I would say APC on Shared Hosting plans is generally not a good idea.
The answer of your hosting is right but that's not the only reason.

When you get a Shared hosting you should be aware that you're not the only one who's using the server where your site is hosted. Depending on the hosting company's server, there may be 300 (or more) clients who're also hosting their sites on that machine.

Often those sites have MANY php files. For example a joomla 1.6 driven site has ~3000 php (~10mb) files (includes the site and admin panel). Imagine all of those 300 clients are using the Joomla platform and the sites are

  1. Visited very often
  2. Generate average server load

That means all of those clients will have ~900000 files to be eventually cached - ~3000mb RAM will be used only for caching the php files. As you know in APC you can also store "User cache entries" where you can usually store settings or serialized objects. I can't say how much RAM will go there because it depends on what you store, but let's say another extra 50-100mb.

For now we've used about 3,1GB RAM.
Now add some RAM needed by the basic services to run - Apache, FTP, PHP, MySQL, PostgreSQL, SendMail and server backup tools. You'll probably end up somewhere near 5-6GB RAM that will be almost permanently in use.

The other problems with APC come when you cache - everybody can see what you've cached (as far as I know). So you'll probably need to encrypt what you store - this will require more CPU because you'll be encrypting/decrypting all the time. Also if somebody accidentally clears the all of the cached files/user entries the server will go mad trying to re-cache.

Bottom line is no system administrator will go through all the pain in the *ss to enable and support APC. This is also not a benefit for the company. They would rather have 300 more clients paying them money than dealing with APC and wondering if their server won't go down or something won't go wrong any moment.

A better solution would be if the client gets a (managed) dedicated server. That way the client will be the only one hosting a site on that server and he could ask the support to install whatever hi wants on the server. This will be a lot more easier and will save the clietn, the sys admin and the hosting company from growing white hair :)

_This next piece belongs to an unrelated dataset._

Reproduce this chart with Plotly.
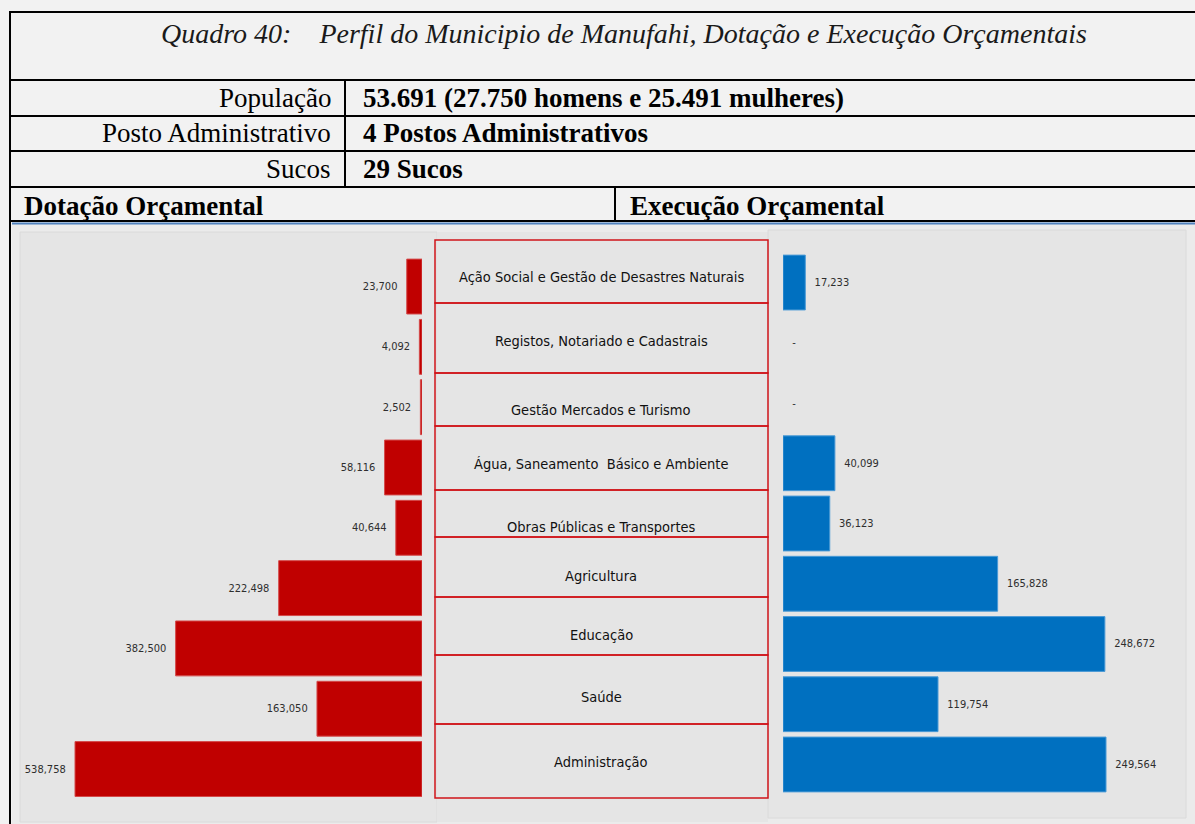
import plotly.graph_objects as go

W, H = 1195, 824

categorias = [
    "Ação Social e Gestão de Desastres Naturais",
    "Registos, Notariado e Cadastrais",
    "Gestão Mercados e Turismo",
    "Água, Saneamento  Básico e Ambiente",
    "Obras Públicas e Transportes",
    "Agricultura",
    "Educação",
    "Saúde",
    "Administração",
]
dotacao = [23700, 4092, 2502, 58116, 40644, 222498, 382500, 163050, 538758]
execucao = [17233, 0, 0, 40099, 36123, 165828, 248672, 119754, 249564]

titulo = "Quadro 40:    Perfil do Municipio de Manufahi, Dotação e Execução Orçamentais"
linhas_info = [
    ("População", "53.691 (27.750 homens e 25.491 mulheres)"),
    ("Posto Administrativo", "4 Postos Administrativos"),
    ("Sucos", "29 Sucos"),
]

SERIF = "Liberation Serif, Times New Roman, serif"
NARROW = "Liberation Sans Narrow, DejaVu Sans Condensed, Roboto Condensed, sans-serif"
NBSP = "\u00a0"


def px_x(x):
    return x / W


def px_y(y):
    return 1 - y / H


def rect(x0, y0, x1, y1, fill=None, line=None, width=1):
    return dict(type="rect", xref="paper", yref="paper", layer="below",
                x0=px_x(x0), x1=px_x(x1), y0=px_y(y1), y1=px_y(y0),
                fillcolor=fill or "rgba(0,0,0,0)",
                line=dict(color=line or "rgba(0,0,0,0)", width=width if line else 0))


def hline(y, x0, x1, color="black", width=2):
    return dict(type="line", xref="paper", yref="paper",
                x0=px_x(x0), x1=px_x(x1), y0=px_y(y), y1=px_y(y),
                line=dict(color=color, width=width))


def vline(x, y0, y1, color="black", width=2):
    return dict(type="line", xref="paper", yref="paper",
                x0=px_x(x), x1=px_x(x), y0=px_y(y0), y1=px_y(y1),
                line=dict(color=color, width=width))


def texto(t, x, y, size, family, anchor="center", color="black"):
    return dict(text=t, xref="paper", yref="paper", x=px_x(x), y=px_y(y),
                xanchor=anchor, yanchor="middle", showarrow=False,
                font=dict(family=family, size=size, color=color))


fig = go.Figure()

fig.add_trace(go.Bar(
    y=categorias, x=dotacao, orientation="h",
    marker=dict(color="#c00000", line=dict(color="#d44a4a", width=1)),
    text=[f"{v:,}" + NBSP * 2 for v in dotacao], textposition="outside",
    outsidetextfont=dict(family=NARROW, size=11, color="#2e2e2e"),
    constraintext="none", cliponaxis=False,
    xaxis="x", yaxis="y", showlegend=False,
))
fig.add_trace(go.Bar(
    y=categorias, x=execucao, orientation="h",
    marker=dict(color="#0070c0",
                line=dict(color="#4a9ad6", width=[1 if v else 0 for v in execucao])),
    text=[NBSP * 2 + (f"{v:,}" if v else "-") for v in execucao], textposition="outside",
    outsidetextfont=dict(family=NARROW, size=11, color="#2e2e2e"),
    constraintext="none", cliponaxis=False,
    xaxis="x2", yaxis="y2", showlegend=False,
))

shapes = [
    # fundo da zona dos graficos
    rect(12, 224, W, H, fill="#ebebeb"),
    rect(20, 232, 437, 822, fill="#e5e5e5", line="#dadada"),
    rect(437, 232, 768, 822, fill="#e5e5e5"),
    rect(768, 230, 1186, 818, fill="#e5e5e5", line="#dadada"),
    # quadro
    hline(12, 10, W),
    hline(80, 10, W),
    hline(116, 10, W),
    hline(151, 10, W),
    hline(187, 10, W),
    hline(221, 10, W),
    hline(223.5, 12, W, color="#4f81bd", width=2),
    vline(10, 11, H),
    vline(345, 80, 187),
    vline(615, 187, 221),
]

# caixas vermelhas das categorias
limites = [240, 303, 373, 426, 490, 537, 597, 655, 724, 798]
for a, b in zip(limites[:-1], limites[1:]):
    shapes.append(dict(type="rect", xref="paper", yref="paper", layer="above",
                       x0=px_x(435), x1=px_x(768), y0=px_y(b), y1=px_y(a),
                       line=dict(color="#d0141a", width=1.5)))

label_y = [277, 341, 410, 464, 527, 576, 635, 697, 762]
annotations = [
    texto(f"<i>{titulo}</i>", 624, 33, 28, SERIF, color="#1a1a1a"),
    texto("<b>Dotação Orçamental</b>", 22, 206, 27, SERIF, anchor="left"),
    texto("<b>Execução Orçamental</b>", 628, 206, 27, SERIF, anchor="left"),
]
for (rotulo, valor), yy in zip(linhas_info, [98, 133, 169]):
    annotations.append(texto(rotulo, 333, yy, 27, SERIF, anchor="right"))
    annotations.append(texto(f"<b>{valor}</b>", 361, yy, 27, SERIF, anchor="left"))
for cat, yy in zip(categorias, label_y):
    annotations.append(texto(cat, 601, yy, 14.5, NARROW, color="#111111"))

eixo_off = dict(showgrid=False, zeroline=False, showticklabels=False, showline=False,
                fixedrange=True)

fig.update_layout(
    width=W, height=H,
    margin=dict(l=0, r=0, t=0, b=0),
    paper_bgcolor="#f2f2f2", plot_bgcolor="rgba(0,0,0,0)",
    bargap=0.09,
    xaxis=dict(domain=[px_x(20), px_x(422)], range=[624145, 0], anchor="y", **eixo_off),
    yaxis=dict(domain=[px_y(799.2), px_y(256.4)], type="category",
               categoryorder="array", categoryarray=categorias,
               range=[8.5, -0.5], anchor="x", **eixo_off),
    xaxis2=dict(domain=[px_x(783), px_x(1186)], range=[0, 311365], anchor="y2", **eixo_off),
    yaxis2=dict(domain=[px_y(794.6), px_y(252.4)], type="category",
                categoryorder="array", categoryarray=categorias,
                range=[8.5, -0.5], anchor="x2", **eixo_off),
    shapes=shapes,
    annotations=annotations,
)

fig.write_html("out.html", config={"displayModeBar": False},
               post_script="document.body.style.margin='0';")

I hope this helps you understand a bit better why APC is not included in shared hostings.

Solution 2:

Per: http://www.php.net/manual/en/apc.configuration.php#ini.apc.mmap-file-mask

apc.mmap_file_mask string
If compiled with MMAP support by using --enable-mmap this is the mktemp-style file_mask to pass to the mmap module for determining whether your mmap'ed memory region is going to be file-backed or shared memory backed. For straight file-backed mmap, set it to something like /tmp/apc.XXXXXX (exactly 6 Xs). To use POSIX-style shm_open/mmap put a .shm somewhere in your mask. e.g. /apc.shm.XXXXXX You can also set it to /dev/zero to use your kernel's /dev/zero interface to anonymous mmap'ed memory. Leaving it undefined will force an anonymous mmap.

If using file backed that would definitely increase your IO depending on the amount of traffic coming into the server.